## start

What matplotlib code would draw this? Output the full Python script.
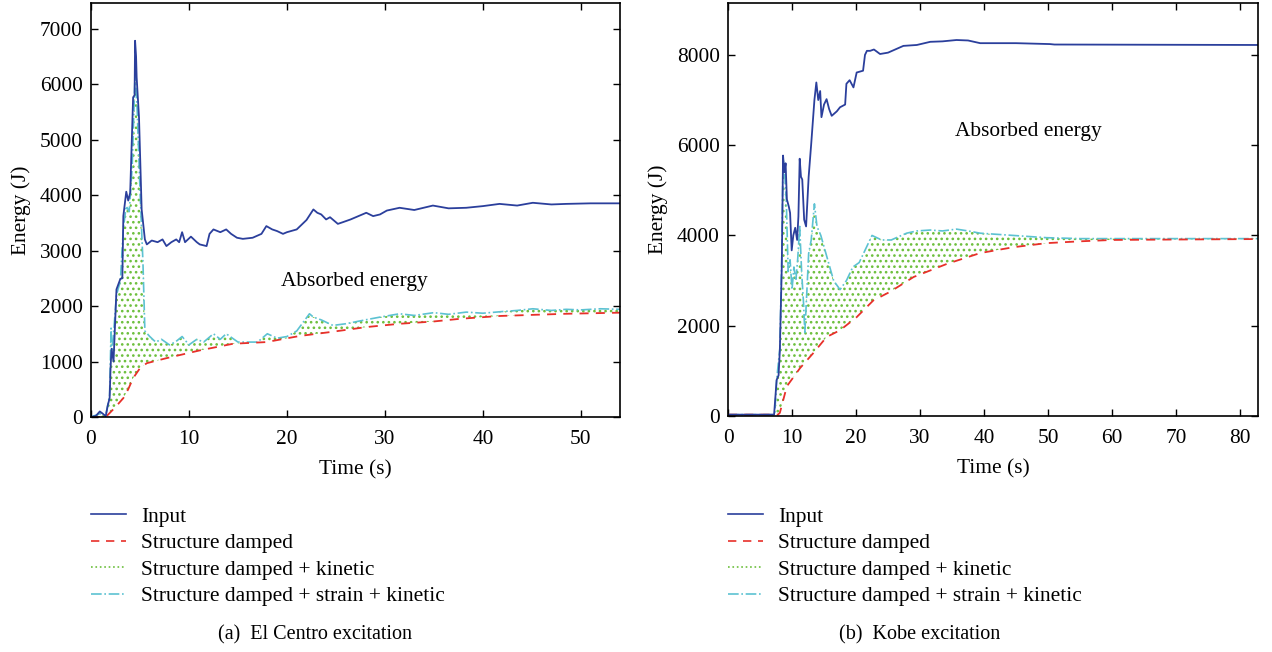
import numpy as np
import matplotlib
matplotlib.use("Agg")
import matplotlib.pyplot as plt
from matplotlib.lines import Line2D

plt.rcParams['font.family'] = ['Liberation Serif', 'DejaVu Serif']
plt.rcParams['hatch.linewidth'] = 1.1

# ---- El Centro (a) ----
tA_in = [0, 0.5, 0.9, 1.2, 1.5, 1.7, 1.9, 2.0, 2.1, 2.3, 2.6, 3.0, 3.2, 3.3, 3.6, 3.8, 4.0, 4.3, 4.45,
         4.5, 4.6, 4.66, 4.9, 5.17, 5.5, 5.7, 6.2, 6.8, 7.3, 7.7, 8.2, 8.7, 9.0, 9.3, 9.6, 10.2, 10.8, 11.1,
         11.8, 12.1, 12.5, 13.2, 13.8, 14.3, 14.9, 15.5, 16.5, 17.4, 17.9, 18.5, 19.0, 19.6, 20.0, 21.0, 22.0,
         22.7, 23.1, 23.5, 24.0, 24.4, 25.2, 25.7, 26.5, 27.3, 28.1, 28.8, 29.5, 30.2, 31.5, 33.0, 34.9, 36.5,
         38.3, 40.0, 41.7, 43.5, 45.1, 47.0, 48.5, 51.0, 54.0]
eA_in = [0, 20, 100, 60, 10, 200, 340, 900, 1230, 1000, 2300, 2490, 2500, 3620, 4060, 3900, 4040, 5760, 5800,
         6780, 6500, 6120, 5400, 3740, 3200, 3110, 3180, 3150, 3200, 3080, 3150, 3200, 3150, 3330, 3150, 3250,
         3150, 3110, 3080, 3300, 3380, 3330, 3380, 3300, 3230, 3210, 3230, 3300, 3440, 3380, 3350, 3300, 3330,
         3380, 3550, 3740, 3680, 3650, 3560, 3600, 3480, 3510, 3560, 3620, 3680, 3620, 3650, 3720, 3770, 3730,
         3810, 3760, 3770, 3800, 3840, 3810, 3860, 3830, 3840, 3850, 3850]

tA_d = [0, 1.5, 1.9, 2.5, 3.3, 3.8, 4.3, 5.0, 5.7, 7.7, 11.1, 14.5, 17.9, 21.3, 24.4, 28.1, 31.5,
        34.9, 37.7, 41.7, 45.0, 48.5, 54.0]
eA_d = [0, 0, 70, 180, 340, 500, 700, 880, 970, 1060, 1200, 1320, 1350, 1460, 1530, 1620, 1680,
        1720, 1770, 1820, 1840, 1860, 1880]

tA_sk = [0, 0.9, 1.5, 1.7, 1.9, 2.05, 2.1, 2.3, 2.6, 3.0, 3.3, 3.6, 3.9, 4.2, 4.5, 4.7, 5.0, 5.3, 5.5,
         6.0, 6.6, 7.2, 8.0, 8.6, 9.3, 10.0, 10.8, 11.5, 12.5, 13.2, 13.8, 15.0, 17.0, 18.0, 19.0, 20.0,
         21.0, 22.3, 22.7, 23.5, 24.7, 26.0, 28.0, 29.5, 31.5, 33.0, 35.0, 36.5, 38.3, 40.0, 42.0, 43.5,
         45.1, 47.0, 48.5, 50.0, 52.0, 54.0]
eA_sk = [0, 60, 30, 200, 400, 1600, 1100, 1500, 2200, 2450, 3400, 3800, 3700, 4500, 6200, 5600, 4100, 2800, 1550,
         1450, 1350, 1400, 1300, 1350, 1450, 1300, 1400, 1350, 1500, 1400, 1500, 1350, 1350, 1500, 1420, 1450,
         1550, 1860, 1800, 1750, 1650, 1680, 1750, 1800, 1860, 1830, 1880, 1850, 1890, 1870, 1900, 1920,
         1950, 1920, 1940, 1930, 1950, 1940]

# ---- Kobe (b) ----
tB_in = [0, 7.2, 7.6, 7.9, 8.1, 8.4, 8.6, 8.8, 9.0, 9.2, 9.5, 9.7, 9.95, 10.2, 10.5, 10.8, 11.0, 11.2, 11.4,
         11.6, 11.9, 12.2, 12.6, 13.0, 13.5, 13.8, 14.1, 14.4, 14.6, 15.0, 15.4, 15.8, 16.2, 17.0, 17.5, 18.3,
         18.5, 19.0, 19.6, 20.1, 21.1, 21.4, 21.7, 22.2, 22.8, 23.75, 25.0, 27.4, 29.5, 31.6, 33.5, 35.7,
         37.5, 39.4, 45.0, 50.3, 51.0, 82.8]
eB_in = [30, 30, 800, 900, 1460, 3300, 5770, 5400, 5600, 4800, 4640, 4500, 3670, 4000, 4170, 3900, 4420, 5700, 5300,
         5240, 4350, 4200, 5300, 6030, 7000, 7390, 7000, 7200, 6620, 6900, 7020, 6800, 6650, 6750, 6840, 6900,
         7360, 7440, 7280, 7610, 7650, 8000, 8090, 8090, 8120, 8020, 8050, 8200, 8220, 8290, 8300, 8330,
         8320, 8260, 8260, 8240, 8230, 8220]

tB_d = [0, 7.8, 8.1, 9.2, 11.25, 13.3, 15.4, 17.5, 20.1, 22.7, 25.3, 29.0, 34.2, 39.4, 44.6, 49.8,
        55.0, 60.0, 70.0, 82.8]
eB_d = [30, 30, 70, 660, 1060, 1390, 1750, 1900, 2190, 2560, 2750, 3080, 3370, 3610, 3740, 3830,
        3870, 3900, 3910, 3920]

tB_sk = [0, 7.3, 7.6, 8.1, 8.4, 8.6, 8.8, 9.1, 9.4, 9.7, 10.0, 10.3, 10.6, 10.9, 11.2, 11.5, 11.8, 12.0,
         12.3, 12.6, 13.0, 13.5, 13.9, 14.5, 15.5, 16.5, 17.5, 18.5, 19.5, 20.5, 21.5, 22.5, 24.0, 25.5,
         27.9, 29.5, 31.6, 33.5, 35.7, 37.5, 39.4, 44.6, 49.8, 55.0, 82.8]
eB_sk = [30, 30, 800, 1500, 3500, 5700, 5500, 4800, 3200, 3460, 2800, 3300, 3000, 3500, 4200, 3200, 2500, 1850,
         2700, 3600, 3900, 4700, 4200, 4000, 3500, 3000, 2800, 3000, 3300, 3400, 3700, 4000, 3900, 3900,
         4050, 4100, 4120, 4100, 4140, 4100, 4050, 4000, 3950, 3930, 3930]

labels = ['Input', 'Structure damped', 'Structure damped + kinetic', 'Structure damped + strain + kinetic']
c_in = '#2b3f9c'
c_d = '#e8302a'
c_k = '#6cbf3c'
c_sk = '#5cc2d2'
FS = 15.4

fig = plt.figure(figsize=(12.72, 6.52), dpi=100)
axA = fig.add_axes([91/1272, 1-417/652, 529/1272, 414/652])
axB = fig.add_axes([728/1272, 1-416/652, 530/1272, 413/652])


def draw(ax, t_in, e_in, t_d, e_d, t_sk, e_sk):
    # kinetic part oscillates fast between damped and total -> shown as dotted hatch
    ax.fill(np.concatenate([t_d, t_sk[::-1]]), np.concatenate([e_d, e_sk[::-1]]),
            facecolor='none', edgecolor=c_k, hatch='...', linewidth=0)
    ax.plot(t_sk, e_sk, color=c_sk, lw=1.2, ls='-.')
    ax.plot(t_d, e_d, color=c_d, lw=1.3, ls=(0, (5, 4)))
    ax.plot(t_in, e_in, color=c_in, lw=1.3)
    ax.tick_params(direction='in', top=True, right=True, length=5, width=1.0, labelsize=FS)
    ax.tick_params(axis='x', pad=9.5)
    ax.tick_params(axis='y', pad=6)
    for s in ax.spines.values():
        s.set_linewidth(1.2)
    ax.set_xlabel('Time (s)', fontsize=FS, labelpad=8)
    ax.set_ylabel('Energy (J)', fontsize=FS, labelpad=6)


draw(axA, np.array(tA_in), eA_in, np.array(tA_d), np.array(eA_d), np.array(tA_sk), np.array(eA_sk))
axA.set_xlim(0, 54)
axA.set_ylim(0, 7460)
axA.set_xticks(range(0, 51, 10))
axA.set_yticks(range(0, 7001, 1000))
axA.text(26.9, 2450, 'Absorbed energy', fontsize=FS, ha='center', va='center')

draw(axB, np.array(tB_in), eB_in, np.array(tB_d), np.array(eB_d), np.array(tB_sk), np.array(eB_sk))
axB.set_xlim(0, 82.8)
axB.set_ylim(0, 9150)
axB.set_xticks(range(0, 81, 10))
axB.set_yticks(range(0, 8001, 2000))
axB.text(46.9, 6300, 'Absorbed energy', fontsize=FS, ha='center', va='center')

handles = [Line2D([], [], color=c_in, lw=1.2),
           Line2D([], [], color=c_d, lw=1.2, ls=(0, (5, 4))),
           Line2D([], [], color=c_k, lw=1.2, ls=':'),
           Line2D([], [], color=c_sk, lw=1.2, ls='-.')]
for x0 in (91/1272, 728/1272):
    fig.legend(handles, labels, loc='upper left', bbox_to_anchor=(x0, 1-507/652), frameon=False,
               fontsize=FS, handlelength=1.65, handletextpad=0.7, labelspacing=0.3,
               borderpad=0, borderaxespad=0)

fig.text(315/1272, 1-635/652, '(a)  El Centro excitation', fontsize=14.5, ha='center', va='center')
fig.text(920/1272, 1-635/652, '(b)  Kobe excitation', fontsize=14.5, ha='center', va='center')

fig.savefig('out.png', dpi=100)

## end

WHAT NEEDS TO BE DONE: Repeat only what lies between the start of the data and the end of the line containing "3840, 3850, 3850]", exactly, with pictures left out.

SOLUTION FOR THIS TASK:
What matplotlib code would draw this? Output the full Python script.
import numpy as np
import matplotlib
matplotlib.use("Agg")
import matplotlib.pyplot as plt
from matplotlib.lines import Line2D

plt.rcParams['font.family'] = ['Liberation Serif', 'DejaVu Serif']
plt.rcParams['hatch.linewidth'] = 1.1

# ---- El Centro (a) ----
tA_in = [0, 0.5, 0.9, 1.2, 1.5, 1.7, 1.9, 2.0, 2.1, 2.3, 2.6, 3.0, 3.2, 3.3, 3.6, 3.8, 4.0, 4.3, 4.45,
         4.5, 4.6, 4.66, 4.9, 5.17, 5.5, 5.7, 6.2, 6.8, 7.3, 7.7, 8.2, 8.7, 9.0, 9.3, 9.6, 10.2, 10.8, 11.1,
         11.8, 12.1, 12.5, 13.2, 13.8, 14.3, 14.9, 15.5, 16.5, 17.4, 17.9, 18.5, 19.0, 19.6, 20.0, 21.0, 22.0,
         22.7, 23.1, 23.5, 24.0, 24.4, 25.2, 25.7, 26.5, 27.3, 28.1, 28.8, 29.5, 30.2, 31.5, 33.0, 34.9, 36.5,
         38.3, 40.0, 41.7, 43.5, 45.1, 47.0, 48.5, 51.0, 54.0]
eA_in = [0, 20, 100, 60, 10, 200, 340, 900, 1230, 1000, 2300, 2490, 2500, 3620, 4060, 3900, 4040, 5760, 5800,
         6780, 6500, 6120, 5400, 3740, 3200, 3110, 3180, 3150, 3200, 3080, 3150, 3200, 3150, 3330, 3150, 3250,
         3150, 3110, 3080, 3300, 3380, 3330, 3380, 3300, 3230, 3210, 3230, 3300, 3440, 3380, 3350, 3300, 3330,
         3380, 3550, 3740, 3680, 3650, 3560, 3600, 3480, 3510, 3560, 3620, 3680, 3620, 3650, 3720, 3770, 3730,
         3810, 3760, 3770, 3800, 3840, 3810, 3860, 3830, 3840, 3850, 3850]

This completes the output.